Согласен с теми, кто считает, что звездное время Льва Николаевича – это годы его работы и жизни в газете «Известия». Может быть, это и небесспорно, но, я думаю, все, что предшествовало его приходу в «Известия» в 1965 г. – и фронтовые годы, и годы работы в газете «Правда», в ЦК КПСС, лишь формировало его как личность, способную во всем многообразии своих способностей и качеств, накопленного профессионального и общественного опыта проявить себя с полной отдачей в роли главного редактора. Я нисколько не преуменьшаю все то, что сделал Лев Николаевич, чего достиг, как проявил себя до прихода в газету «Известия». Но я не могу назвать другую должность, где бы требовалось так много в познании различных областей общественной жизни, в обладании разнообразными способностями и качествами, как должность главного редактора.
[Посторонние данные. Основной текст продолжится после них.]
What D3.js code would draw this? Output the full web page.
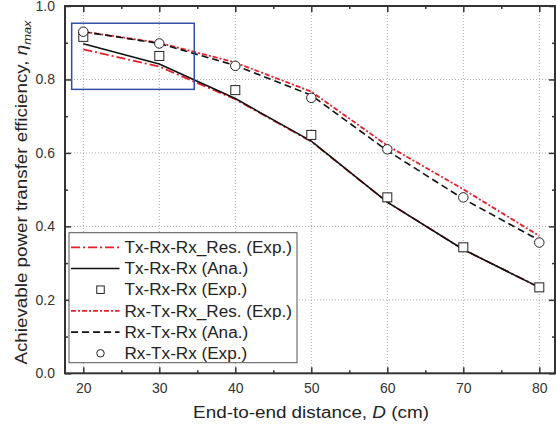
<!DOCTYPE html>
<html>
<head>
<meta charset="utf-8">
<script src="https://cdn.jsdelivr.net/npm/d3@7"></script>
<style>
  body { margin: 0; background: #fff; }
  svg { display: block; font-family: "Liberation Sans", Arial, sans-serif; }
</style>
</head>
<body>
<div id="chart"></div>
<script>
// distances (cm) and efficiency values
const distances = [20, 30, 40, 50, 60, 70, 80];
const txRes = [0.882, 0.835, 0.746, 0.631, 0.466, 0.337, 0.234];
const txAna = [0.897, 0.842, 0.748, 0.632, 0.466, 0.337, 0.234];
const txExp = [0.916, 0.864, 0.771, 0.649, 0.479, 0.343, 0.234];
const rxRes = [0.930, 0.900, 0.846, 0.767, 0.620, 0.501, 0.374];
const rxAna = [0.930, 0.898, 0.838, 0.757, 0.606, 0.475, 0.362];
const rxExp = [0.930, 0.898, 0.837, 0.750, 0.610, 0.479, 0.356];
const xTicks = [20, 30, 40, 50, 60, 70, 80];
const yTicks = [0.0, 0.2, 0.4, 0.6, 0.8, 1.0];
const legendLabels = ["Tx-Rx-Rx_Res. (Exp.)", "Tx-Rx-Rx (Ana.)", "Tx-Rx-Rx (Exp.)",
                      "Rx-Tx-Rx_Res. (Exp.)", "Rx-Tx-Rx (Ana.)", "Rx-Tx-Rx (Exp.)"];
// zoom box region (data units)
const boxX = [18.47, 34.6], boxY = [0.773, 0.953];

const W = 556, H = 429;
const pLeft = 65, pRight = 555, pTop = 6, pBottom = 373.3;

const svg = d3.select("#chart").append("svg")
  .attr("width", W).attr("height", H);

// scales
const x = d3.scaleLinear().domain([20, 80]).range([83.3, 539.3]);
const y = d3.scaleLinear().domain([0, 1]).range([pBottom, pTop]);

// grid
const grid = svg.append("g").attr("stroke", "#aaa").attr("stroke-dasharray", "1,2").attr("stroke-width", 1);
grid.selectAll(".gx").data(xTicks).enter().append("line")
  .attr("x1", d => x(d)).attr("x2", d => x(d)).attr("y1", pTop).attr("y2", pBottom);
grid.selectAll(".gy").data(yTicks.filter(d => d > 0 && d < 1)).enter().append("line")
  .attr("y1", d => y(d)).attr("y2", d => y(d)).attr("x1", pLeft).attr("x2", pRight);

// axes (ticks point inward)
const minorX = d3.range(25, 80, 10);
const minorY = d3.range(0.1, 1, 0.2);
function styleAxis(g) {
  g.select(".domain").remove();
  g.selectAll(".tick line").attr("stroke", "#333").attr("stroke-width", 1.5);
  g.selectAll("text").attr("fill", "#333").style("font-size", "14px")
    .style("font-family", "'Liberation Sans', Arial, sans-serif");
}
svg.append("g").attr("transform", `translate(0,${pBottom})`)
  .call(d3.axisBottom(x).tickValues(xTicks).tickSize(-6).tickPadding(10).tickFormat(d3.format("d")))
  .call(styleAxis);
svg.append("g").attr("transform", `translate(0,${pBottom})`)
  .call(d3.axisBottom(x).tickValues(minorX).tickSize(-3).tickFormat(""))
  .call(styleAxis);
svg.append("g").attr("transform", `translate(0,${pTop})`)
  .call(d3.axisTop(x).tickValues(xTicks).tickSize(-6).tickFormat(""))
  .call(styleAxis);
svg.append("g").attr("transform", `translate(0,${pTop})`)
  .call(d3.axisTop(x).tickValues(minorX).tickSize(-3).tickFormat(""))
  .call(styleAxis);
svg.append("g").attr("transform", `translate(${pLeft},0)`)
  .call(d3.axisLeft(y).tickValues(yTicks).tickSize(-6).tickPadding(10).tickFormat(d3.format(".1f")))
  .call(styleAxis);
svg.append("g").attr("transform", `translate(${pLeft},0)`)
  .call(d3.axisLeft(y).tickValues(minorY).tickSize(-3).tickFormat(""))
  .call(styleAxis);
svg.append("g").attr("transform", `translate(${pRight},0)`)
  .call(d3.axisRight(y).tickValues(yTicks).tickSize(-6).tickFormat(""))
  .call(styleAxis);
svg.append("g").attr("transform", `translate(${pRight},0)`)
  .call(d3.axisRight(y).tickValues(minorY).tickSize(-3).tickFormat(""))
  .call(styleAxis);

// frame
svg.append("rect").attr("x", pLeft).attr("y", pTop)
  .attr("width", pRight - pLeft).attr("height", pBottom - pTop)
  .attr("fill", "none").attr("stroke", "#333").attr("stroke-width", 2);

// series
const series = [
  { name: legendLabels[0], vals: txRes, color: "#e8202a", dash: "9,3,2,3", marker: null },
  { name: legendLabels[1], vals: txAna, color: "#111", dash: null, marker: null },
  { name: legendLabels[2], vals: txExp, color: "#222", dash: null, marker: "square" },
  { name: legendLabels[3], vals: rxRes, color: "#e8202a", dash: "5,2,2,2", marker: null },
  { name: legendLabels[4], vals: rxAna, color: "#111", dash: "7,4", marker: null },
  { name: legendLabels[5], vals: rxExp, color: "#222", dash: null, marker: "circle" }
];

const line = d3.line().x(d => x(d[0])).y(d => y(d[1]));

// red first, black on top
[0, 3, 1, 4].forEach(i => {
  const s = series[i];
  svg.append("path")
    .datum(distances.map((d, j) => [d, s.vals[j]]))
    .attr("d", line)
    .attr("fill", "none")
    .attr("stroke", s.color)
    .attr("stroke-width", s.color === "#111" ? 1.6 : 1.8)
    .attr("stroke-dasharray", s.dash);
});

function drawMarker(g, type, cx, cy, size) {
  if (type === "square") {
    g.append("rect").attr("x", cx - size / 2).attr("y", cy - size / 2)
      .attr("width", size).attr("height", size)
      .attr("fill", "#fff").attr("stroke", "#222").attr("stroke-width", 1);
  } else {
    g.append("circle").attr("cx", cx).attr("cy", cy).attr("r", size / 2)
      .attr("fill", "#fff").attr("stroke", "#222").attr("stroke-width", 1);
  }
}

const marks = svg.append("g");
distances.forEach((d, j) => drawMarker(marks, "square", x(d), y(txExp[j]), 9));
distances.forEach((d, j) => drawMarker(marks, "circle", x(d), y(rxExp[j]), 9.5));

// zoom rectangle
svg.append("rect")
  .attr("x", x(boxX[0])).attr("y", y(boxY[1]))
  .attr("width", x(boxX[1]) - x(boxX[0])).attr("height", y(boxY[0]) - y(boxY[1]))
  .attr("fill", "none").attr("stroke", "#3050a8").attr("stroke-width", 1.5);

// stretch a text horizontally so it spans the given width
function stretch(t, base, width) {
  const w = t.node().getBBox().width;
  t.attr("transform", base + ` scale(${width / w},1)`);
}

// legend
const lg = svg.append("g");
lg.append("rect").attr("x", 69).attr("y", 232.7).attr("width", 228).attr("height", 130)
  .attr("fill", "#fff").attr("stroke", "#555").attr("stroke-width", 1);
let legendK = 1;
series.forEach((s, i) => {
  const cy = 247.3 + i * 21.2;
  if (s.marker) {
    drawMarker(lg, s.marker, 100.5, cy, 7.5);
  } else {
    lg.append("line").attr("x1", 71).attr("x2", 119.5).attr("y1", cy).attr("y2", cy)
      .attr("stroke", s.color).attr("stroke-width", s.color === "#111" ? 1.6 : 1.8)
      .attr("stroke-dasharray", s.dash);
  }
  const t = lg.append("text").attr("x", 0).attr("y", 0).attr("dy", "0.36em")
    .attr("fill", "#222").style("font-size", "16px").text(s.name)
    .attr("transform", `translate(124.5,${cy})`);
  if (i === 1) legendK = 123.7 / t.node().getBBox().width;
  s.textSel = t;
});
series.forEach((s, i) => {
  s.textSel.attr("transform", `translate(124.5,${247.3 + i * 21.2}) scale(${legendK},1)`);
});

// axis titles
const xt = svg.append("text").attr("x", 0).attr("y", 0)
  .attr("text-anchor", "middle").attr("fill", "#222").style("font-size", "16px")
  .call(t => {
    t.append("tspan").text("End-to-end distance, ");
    t.append("tspan").style("font-style", "italic").text("D");
    t.append("tspan").text(" (cm)");
  });
stretch(xt, "translate(311,418)", 236);

const yt = svg.append("text").attr("x", 0).attr("y", 0)
  .attr("text-anchor", "middle").attr("fill", "#222").style("font-size", "16px")
  .call(t => {
    t.append("tspan").text("Achievable power transfer efficiency, ");
    t.append("tspan").style("font-style", "italic").text("\u03b7");
    t.append("tspan").style("font-style", "italic").style("font-size", "11px")
      .attr("dy", 4).text("max");
  });
stretch(yt, "translate(27,192.5) rotate(-90)", 345);
</script>
</body>
</html>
Среди многих качеств Льва Николаевича как главного редактора я на первое место ставлю его гражданскую позицию, ибо убежден – без нее все другие его особенности и качества мало чего бы стоили. Известно, что в повседневной жизни главных редакторов разделяют на смелых, способных на серьезные поступки, и робких, трусливых, полностью зависимых от сильных мира сего. Утверждают нередко, что нет смелых журналистов, а есть смелые главные редакторы. Не отказывая в справедливости этих мнений, не могу не заметить, что в них есть некоторое упрощение.

Не знаю, согласятся ли со мной, но понятие «журналистская смелость» имеет мало общего с бесшабашным, неосознанным разовым проявлением мужества. Это мужество совсем другого рода. Как главный редактор, Лев Толкунов должен был всякий раз не просто преодолевать себя, свой собственный страх, слабость, но и совершать поступки, за которыми стояла вся его жизнь с пониманием того, что он в ней отстаивал, а что осуждал и не принимал. Он не мог поступать иначе, потому что был из той категории людей, теперь уже совсем редкой в нынешней жизни, для которых всегда было важно не только как живешь, но и для чего живешь.

Книга «Дважды главный».

Москва, изд-во «Русская книга», 2005 г.